The title of Kenneth Lonergan’s film, Margaret (2012), is taken from the Gerard Manley Hopkins poem “Spring and Fall.”  Lisa Cohen (Anna Paquin) has an innocent involvement in the accidental death of a stranger killed by a careless bus driver.  Her subsequent pain and guilt and anger effect in Lisa the kind of mourning for herself that arises in the Margaret of Hopkins’s poem (“It is Margaret you mourn for”), or so it seems to Lonergan, who both wrote and directed the film.  A mere teenager, Lisa sees her life as though it were an “opera”, as one of her acquaintances puts it, and is actually turning people around her into “supporting players”–for her.  Thus she becomes all but indifferent to her mother (J. Smith-Cameron).  Thus she brazenly asks a boy at school with whom she has no relationship to take away her virginity, which he does.  All this, I suppose, is integral to her self-mourning.

There are many things wrong with Margaret, mostly because of production problems which undermined the film when it was made a few years ago  (but not released until 2012).  Watching it, a spectator will say, “Boy, a lot of this must have been left on the cutting room floor!”  Even so, the film is worth checking out:  it is rich and intermittently fascinating.  Intelligent too; patently it ain’t just the sex and nudity in the picture that Lonergan is interested in.  Plus there is a moving epiphany at the end.
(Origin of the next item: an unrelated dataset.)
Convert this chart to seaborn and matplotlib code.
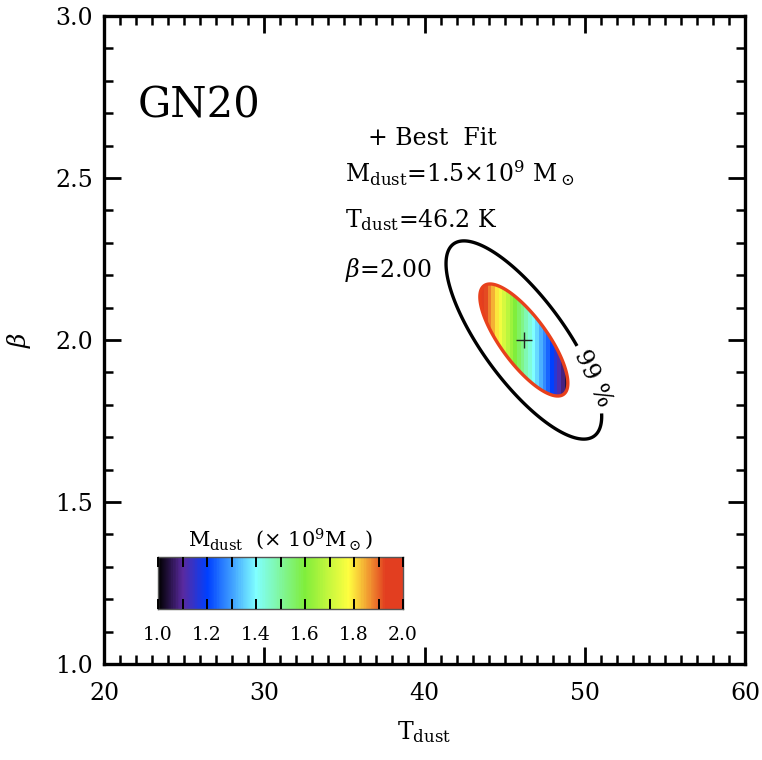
import numpy as np
import matplotlib
matplotlib.use("Agg")
import matplotlib.pyplot as plt
import seaborn as sns
from matplotlib.colors import LinearSegmentedColormap, Normalize
from matplotlib.ticker import MultipleLocator

# ---------------- data ----------------
source_name = "GN20"
best_tdust = 46.2          # K
best_beta = 2.00
best_mdust = 1.5           # 1e9 Msun
sigma_tdust = 1.81         # K
sigma_beta = 0.114
rho_tbeta = -0.77
level_inner = 2.30         # coloured region
level_outer = 7.2          # 99 % contour
contour_label = "99 %"
mdust_per_kelvin = -0.175  # dM/dT across the coloured region
x_ticks = [20, 30, 40, 50, 60]
y_ticks = [1.0, 1.5, 2.0, 2.5, 3.0]
cbar_ticks = [1.0, 1.2, 1.4, 1.6, 1.8, 2.0]
cbar_range = [1.0, 2.0]
cmap_stops = [0.0, 0.1, 0.2, 0.4, 0.6, 0.78, 0.87, 0.93, 1.0]
cmap_colors = ["#000000", "#5a2aa0", "#0040ff", "#80ffff", "#80ee3c",
               "#ffff40", "#f09030", "#e23e20", "#e23e20"]

# ---------------- style ----------------
sns.set_style("ticks")
plt.rcParams["font.family"] = ["DejaVu Serif", "DejaVu Sans"]
plt.rcParams["mathtext.fontset"] = "dejavuserif"
for k in ["text.color", "axes.labelcolor", "xtick.color", "ytick.color", "axes.edgecolor"]:
    plt.rcParams[k] = "black"
plt.rcParams["axes.axisbelow"] = False

fig = plt.figure(figsize=(7.62, 7.60), dpi=100)
ax = fig.add_axes([104 / 762, 1 - 664 / 760, 641 / 762, 648 / 760])

# ---------------- surfaces ----------------
tg = np.linspace(36, 56, 900)
bg = np.linspace(1.4, 2.6, 900)
T, B = np.meshgrid(tg, bg)
u = (T - best_tdust) / sigma_tdust
v = (B - best_beta) / sigma_beta
chi2 = (u**2 - 2 * rho_tbeta * u * v + v**2) / (1 - rho_tbeta**2)
mdust = best_mdust + mdust_per_kelvin * (T - best_tdust)
mdust_in = np.ma.masked_where(chi2 > level_inner, mdust)

cmap = LinearSegmentedColormap.from_list("idlrainbow", list(zip(cmap_stops, cmap_colors)))
norm = Normalize(vmin=cbar_range[0], vmax=cbar_range[1])

ax.contourf(T, B, mdust_in, levels=np.linspace(0.9, 2.1, 31), cmap=cmap, norm=norm, extend="both")
ax.contour(T, B, chi2, levels=[level_inner], colors="#e8401c", linewidths=2.4)
cs = ax.contour(T, B, chi2, levels=[level_outer], colors="black", linewidths=2.4)
ax.clabel(cs, fmt={level_outer: contour_label}, inline=True, inline_spacing=32,
          fontsize=17, manual=[(50.4, 1.88)])

sns.scatterplot(x=[best_tdust], y=[best_beta], marker="+", s=130, color="#222222",
                linewidth=1.0, ax=ax, legend=False, zorder=5)

# ---------------- axes ----------------
ax.set_xlim(20, 60)
ax.set_ylim(1.0, 3.0)
ax.set_xticks(x_ticks)
ax.set_yticks(y_ticks)
ax.set_xticklabels([f"{t:d}" for t in x_ticks])
ax.set_yticklabels([f"{t:.1f}" for t in y_ticks])
ax.xaxis.set_minor_locator(MultipleLocator(1))
ax.yaxis.set_minor_locator(MultipleLocator(0.1))
ax.tick_params(which="both", direction="in", top=True, right=True, color="black")
ax.tick_params(which="major", length=12, width=2.0, labelsize=17)
ax.tick_params(which="minor", length=6.5, width=1.8)
ax.tick_params(axis="x", which="major", pad=13)
ax.tick_params(axis="y", which="major", pad=8)
for s in ax.spines.values():
    s.set_linewidth(2.4)
    s.set_color("black")

ax.set_xlabel(r"$\mathrm{T_{dust}}$", fontsize=17)
ax.set_ylabel(r"$\beta$", fontsize=18)
ax.xaxis.set_label_coords(0.5, -0.085)
ax.yaxis.set_label_coords(-0.11, 0.5)

# ---------------- annotations ----------------
ax.text(0.053, 0.843, source_name, transform=ax.transAxes, fontsize=30, va="baseline", ha="left")
ax.text(0.412, 0.801, "+ Best  Fit", transform=ax.transAxes, fontsize=17, va="baseline")
ax.text(0.376, 0.744, r"$\mathrm{M_{dust}}$=" + f"{best_mdust:.1f}" + r"$\times$10$^9$ M$_\odot$",
        transform=ax.transAxes, fontsize=17, va="baseline")
ax.text(0.376, 0.674, r"$\mathrm{T_{dust}}$=" + f"{best_tdust:.1f} K",
        transform=ax.transAxes, fontsize=17, va="baseline")
ax.text(0.376, 0.597, r"$\beta$=" + f"{best_beta:.2f}",
        transform=ax.transAxes, fontsize=17, va="baseline")

# ---------------- colour bar (gradient strip) ----------------
cax = fig.add_axes([158 / 762, 1 - 609 / 760, 245 / 762, 52 / 760])
grad = np.linspace(cbar_range[0], cbar_range[1], 400).reshape(1, -1)
cax.imshow(grad, extent=[cbar_range[0], cbar_range[1], 0, 1], aspect="auto",
           cmap=cmap, norm=norm, interpolation="nearest", zorder=0)
cax.set_xlim(cbar_range)
cax.set_ylim(0, 1)
cax.set_yticks([])
cax.set_xticks(cbar_ticks)
cax.set_xticklabels([f"{t:.1f}" for t in cbar_ticks])
cax.xaxis.set_minor_locator(MultipleLocator(0.1))
cax.set_axisbelow(False)
cax.xaxis.set_zorder(5)
cax.xaxis.set_tick_params(which="both", direction="in", top=True, bottom=True,
                          length=7, width=1.4, color="black")
cax.xaxis.set_tick_params(which="major", labelsize=13.5, pad=12)
for s in cax.spines.values():
    s.set_linewidth(1.0)
    s.set_color("#555555")
cax.text(0.5, 1.1, r"$\mathrm{M_{dust}}$  ($\times$ 10$^9$M$_\odot$)", transform=cax.transAxes,
         ha="center", va="bottom", fontsize=15)

fig.savefig("out.png", dpi=100)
The best thing about the movie as it now exists is the acting.  Paquin and Smith-Cameron give penetrating and energetic performances.  Although I recoil at the character she plays–but then I recoil at Lisa too–Jeannie Berlin acts Lisa’s acquaintance Emily with gutsy prowess.

It’s quite a concept:  the Margaret in Hopkins’s short poem becomes the Lisa in Lonergan’s long film.